The discussion in the Bolshevik fraction at the Democratic Conference over the question of boycotting the Pre-Parliament had an exceptional importance despite the comparatively narrow scope of the issue itself. As a matter of fact, it was the most extensive and, on the surface, most successful attempt on the part of the rights to turn the party onto the path of "completing the democratic revolution." Apparently no minutes of these discussions were taken; in any case, no record has remained; to my knowledge even the secretary's notes have not been located as yet. The editors of this volume found a few scanty documents among my own papers. Comrade Kamenev expounded a line of argument which, later on, was developed in a sharper and more defined form and embodied in the well—known letter of Kamenev and Zinoviev (dated October 11) to the party organizations. The most principled formulation of the question was made by Nogin:

the boycott of the Pre-Parliament is a summons to an insurrection, i.e., to a repetition of the July days. Other comrades based themselves on general considerations of social democratic parliamentary tactics.
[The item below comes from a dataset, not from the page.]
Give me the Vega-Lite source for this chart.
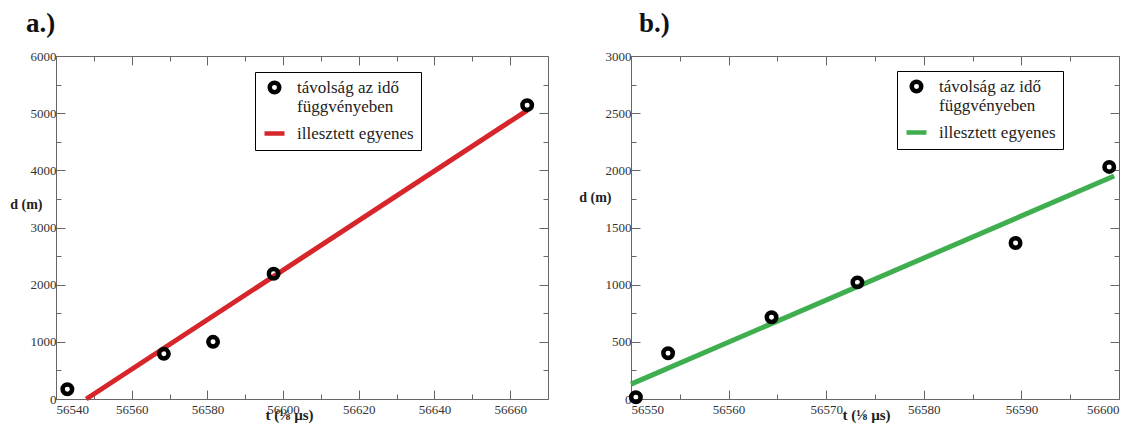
{
  "$schema": "https://vega.github.io/schema/vega-lite/v6.json",
  "background": "white",
  "padding": {"left": 9, "top": 10, "right": 2, "bottom": 2},
  "spacing": 29,
  "resolve": {
    "scale": {"color": "independent", "shape": "independent", "size": "independent"},
    "legend": {"color": "independent", "shape": "independent", "size": "independent"}
  },
  "config": {
    "font": "Liberation Serif",
    "view": {"stroke": null},
    "axis": {
      "labelFont": "Liberation Serif", "labelFontSize": 13, "labelColor": "#333",
      "domainColor": "#666", "tickColor": "#666", "grid": false,
      "titleFont": "Liberation Serif", "titleFontWeight": "bold", "titleFontSize": 15, "titleColor": "#222",
      "labelPadding": 13
    },
    "axisLeft": {"labelPadding": 9, "titleFontSize": 14},
    "legend": {
      "labelFont": "Liberation Serif", "labelFontSize": 17, "labelColor": "#222", "labelLimit": 300,
      "strokeColor": "black", "fillColor": "white", "padding": 7, "symbolStrokeWidth": 4.5,
      "rowPadding": 6, "labelOffset": 10, "cornerRadius": 0
    },
    "title": {"font": "Liberation Serif", "fontSize": 27, "fontWeight": "bold", "color": "#111", "anchor": "start", "frame": "group"}
  },
  "datasets": {
    "a": [
      {"t": 56543, "d": 170, "kind": "meas", "series": "távolság az idő függvényeben"},
      {"t": 56568.5, "d": 790, "kind": "meas", "series": "távolság az idő függvényeben"},
      {"t": 56581.5, "d": 1000, "kind": "meas", "series": "távolság az idő függvényeben"},
      {"t": 56597.5, "d": 2190, "kind": "meas", "series": "távolság az idő függvényeben"},
      {"t": 56664.5, "d": 5140, "kind": "meas", "series": "távolság az idő függvényeben"},
      {"t": 56548, "d": 0, "kind": "fit", "series": "illesztett egyenes"},
      {"t": 56664.5, "d": 5050, "kind": "fit", "series": "illesztett egyenes"}
    ],
    "b": [
      {"t": 56550.5, "d": 15, "kind": "meas", "series": "távolság az idő függvényeben"},
      {"t": 56553.8, "d": 400, "kind": "meas", "series": "távolság az idő függvényeben"},
      {"t": 56564.4, "d": 715, "kind": "meas", "series": "távolság az idő függvényeben"},
      {"t": 56573.2, "d": 1020, "kind": "meas", "series": "távolság az idő függvényeben"},
      {"t": 56589.4, "d": 1365, "kind": "meas", "series": "távolság az idő függvényeben"},
      {"t": 56599, "d": 2030, "kind": "meas", "series": "távolság az idő függvényeben"},
      {"t": 56550, "d": 130, "kind": "fit", "series": "illesztett egyenes"},
      {"t": 56599.5, "d": 1950, "kind": "fit", "series": "illesztett egyenes"}
    ]
  },
  "hconcat": [
    {
      "width": 492, "height": 343,
      "title": {"text": "a.)", "dx": -30, "offset": 12},
      "data": {"name": "a"},
      "resolve": {"axis": {"x": "independent", "y": "independent"}},
      "layer": [
        {
          "transform": [{"filter": "datum.kind == 'fit'"}],
          "mark": {"type": "line", "strokeWidth": 5, "clip": false},
          "encoding": {
            "x": {"field": "t", "type": "quantitative", "scale": {"domain": [56540, 56670], "zero": false, "nice": false},
                  "axis": {"orient": "top", "values": [56540, 56560, 56580, 56600, 56620, 56640, 56660], "labels": false, "title": null, "tickSize": -9}},
            "y": {"field": "d", "type": "quantitative", "scale": {"domain": [0, 6000], "nice": false},
                  "axis": {"orient": "right", "values": [0, 1000, 2000, 3000, 4000, 5000, 6000], "labels": false, "title": null, "tickSize": -9}},
            "color": {"field": "series", "type": "nominal",
                      "scale": {"domain": ["távolság az idő függvényeben", "illesztett egyenes"], "range": ["black", "#d6262b"]},
                      "legend": {"title": null, "orient": "none", "legendX": 199, "legendY": 16,
                                 "labelExpr": "datum.label == 'illesztett egyenes' ? datum.label : ['távolság az idő', 'függvényeben']"}}
          }
        },
        {
          "transform": [{"filter": "datum.kind == 'meas'"}],
          "mark": {"type": "point", "opacity": 0},
          "encoding": {
            "x": {"field": "t", "type": "quantitative",
                  "axis": {"orient": "bottom", "values": [56550, 56570, 56590, 56610, 56630, 56650], "labels": false, "title": null, "domain": false, "tickSize": -5}},
            "y": {"field": "d", "type": "quantitative",
                  "axis": {"orient": "left", "values": [500, 1500, 2500, 3500, 4500, 5500], "labels": false, "title": null, "domain": false, "tickSize": -5}}
          }
        },
        {
          "transform": [{"filter": "datum.kind == 'meas'"}],
          "mark": {"type": "point", "opacity": 0},
          "encoding": {
            "x": {"field": "t", "type": "quantitative",
                  "axis": {"orient": "top", "values": [56550, 56570, 56590, 56610, 56630, 56650], "labels": false, "title": null, "domain": false, "tickSize": -5}},
            "y": {"field": "d", "type": "quantitative",
                  "axis": {"orient": "right", "values": [500, 1500, 2500, 3500, 4500, 5500], "labels": false, "title": null, "domain": false, "tickSize": -5}}
          }
        },
        {
          "transform": [{"filter": "datum.kind == 'meas'"}],
          "mark": {"type": "point", "filled": false, "strokeWidth": 4.5, "opacity": 1, "clip": false},
          "encoding": {
            "x": {"field": "t", "type": "quantitative",
                  "axis": {"orient": "bottom", "values": [56540, 56560, 56580, 56600, 56620, 56640, 56660], "format": "d", "tickSize": -9,
                           "title": "t (⅛ µs)", "titleX": 233, "titleY": 20, "titleBaseline": "alphabetic"}},
            "y": {"field": "d", "type": "quantitative",
                  "axis": {"orient": "left", "values": [0, 1000, 2000, 3000, 4000, 5000, 6000], "format": "d", "tickSize": -9,
                           "title": "d (m)", "titleAngle": 0, "titleAlign": "right", "titleBaseline": "middle", "titleX": -14, "titleY": 148}},
            "color": {"field": "series", "type": "nominal"},
            "shape": {"field": "series", "type": "nominal",
                      "scale": {"domain": ["távolság az idő függvényeben", "illesztett egyenes"], "range": ["circle", "stroke"]}},
            "size": {"field": "series", "type": "nominal",
                     "scale": {"domain": ["távolság az idő függvényeben", "illesztett egyenes"], "range": [90, 400]}}
          }
        }
      ]
    },
    {
      "width": 488, "height": 343,
      "title": {"text": "b.)", "dx": 8, "offset": 12},
      "data": {"name": "b"},
      "resolve": {"axis": {"x": "independent", "y": "independent"}},
      "layer": [
        {
          "transform": [{"filter": "datum.kind == 'fit'"}],
          "mark": {"type": "line", "strokeWidth": 5, "clip": false},
          "encoding": {
            "x": {"field": "t", "type": "quantitative", "scale": {"domain": [56550, 56600], "zero": false, "nice": false},
                  "axis": {"orient": "top", "values": [56550, 56560, 56570, 56580, 56590, 56600], "labels": false, "title": null, "tickSize": -9}},
            "y": {"field": "d", "type": "quantitative", "scale": {"domain": [0, 3000], "nice": false},
                  "axis": {"orient": "right", "values": [0, 500, 1000, 1500, 2000, 2500, 3000], "labels": false, "title": null, "tickSize": -9}},
            "color": {"field": "series", "type": "nominal",
                      "scale": {"domain": ["távolság az idő függvényeben", "illesztett egyenes"], "range": ["black", "#3fae4f"]},
                      "legend": {"title": null, "orient": "none", "legendX": 266, "legendY": 15,
                                 "labelExpr": "datum.label == 'illesztett egyenes' ? datum.label : ['távolság az idő', 'függvényeben']"}}
          }
        },
        {
          "transform": [{"filter": "datum.kind == 'meas'"}],
          "mark": {"type": "point", "opacity": 0},
          "encoding": {
            "x": {"field": "t", "type": "quantitative",
                  "axis": {"orient": "bottom", "values": [56555, 56565, 56575, 56585, 56595], "labels": false, "title": null, "domain": false, "tickSize": -5}},
            "y": {"field": "d", "type": "quantitative",
                  "axis": {"orient": "left", "values": [250, 750, 1250, 1750, 2250, 2750], "labels": false, "title": null, "domain": false, "tickSize": -5}}
          }
        },
        {
          "transform": [{"filter": "datum.kind == 'meas'"}],
          "mark": {"type": "point", "opacity": 0},
          "encoding": {
            "x": {"field": "t", "type": "quantitative",
                  "axis": {"orient": "top", "values": [56555, 56565, 56575, 56585, 56595], "labels": false, "title": null, "domain": false, "tickSize": -5}},
            "y": {"field": "d", "type": "quantitative",
                  "axis": {"orient": "right", "values": [250, 750, 1250, 1750, 2250, 2750], "labels": false, "title": null, "domain": false, "tickSize": -5}}
          }
        },
        {
          "transform": [{"filter": "datum.kind == 'meas'"}],
          "mark": {"type": "point", "filled": false, "strokeWidth": 4.5, "opacity": 1, "clip": false},
          "encoding": {
            "x": {"field": "t", "type": "quantitative",
                  "axis": {"orient": "bottom", "values": [56550, 56560, 56570, 56580, 56590, 56600], "format": "d", "tickSize": -9,
                           "title": "t (⅛ µs)", "titleX": 235, "titleY": 20, "titleBaseline": "alphabetic"}},
            "y": {"field": "d", "type": "quantitative",
                  "axis": {"orient": "left", "values": [0, 500, 1000, 1500, 2000, 2500, 3000], "format": "d", "tickSize": -9,
                           "title": "d (m)", "titleAngle": 0, "titleAlign": "right", "titleBaseline": "middle", "titleX": -20, "titleY": 141}},
            "color": {"field": "series", "type": "nominal"},
            "shape": {"field": "series", "type": "nominal",
                      "scale": {"domain": ["távolság az idő függvényeben", "illesztett egyenes"], "range": ["circle", "stroke"]}},
            "size": {"field": "series", "type": "nominal",
                     "scale": {"domain": ["távolság az idő függvényeben", "illesztett egyenes"], "range": [90, 400]}}
          }
        }
      ]
    }
  ]
}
No one would dare—so they said in substance propose that we boycott the Parliament; nevertheless, a proposal is made that we boycott an identical institution merely because it is called a Pre-Parliament.

The basic conception of the rights was as follows: the revolution must inevitably lead from the soviets to the establishment of bourgeois parliamentarism; the "Pre-Parliament" forms a natural link in this process; therefore, it is folly to refuse to take part in the Pre-Parliament in view of our readiness to occupy the left benches in the Parliament itself. It was necessary to complete the democratic revolution and "prepare" for the socialist revolution. How were we to prepare? By passing through the school of bourgeois parliamentarism; because, you see, the advanced country shows the backward country the image of its own future. The downfall of the tsarist monarchy is viewed as revolutionary —and so it was—but the conquest of power by the proletariat is conceived in a parliamentary way, on the basis of a completely accomplished democracy. Many long years of a democratic regime must elapse in the interval between the bourgeois revolution and the proletarian revolution. The struggle for our participation in the Pre-Parliament was the struggle for the "Europeanization" of the working class movement, for directing it as quickly as possible into the channel of a democratic "struggle for power," i.e., into the channel of social democracy. Our fraction in the Democratic Conference, numbering over a hundred individuals, did not differ greatly, especially during those days, from a party congress. The majority of the fraction expressed itself in favor of participating in the Pre-Parliament. This fact was itself sufficient cause for alarm; and from that moment Lenin did sound the alarm unceasingly.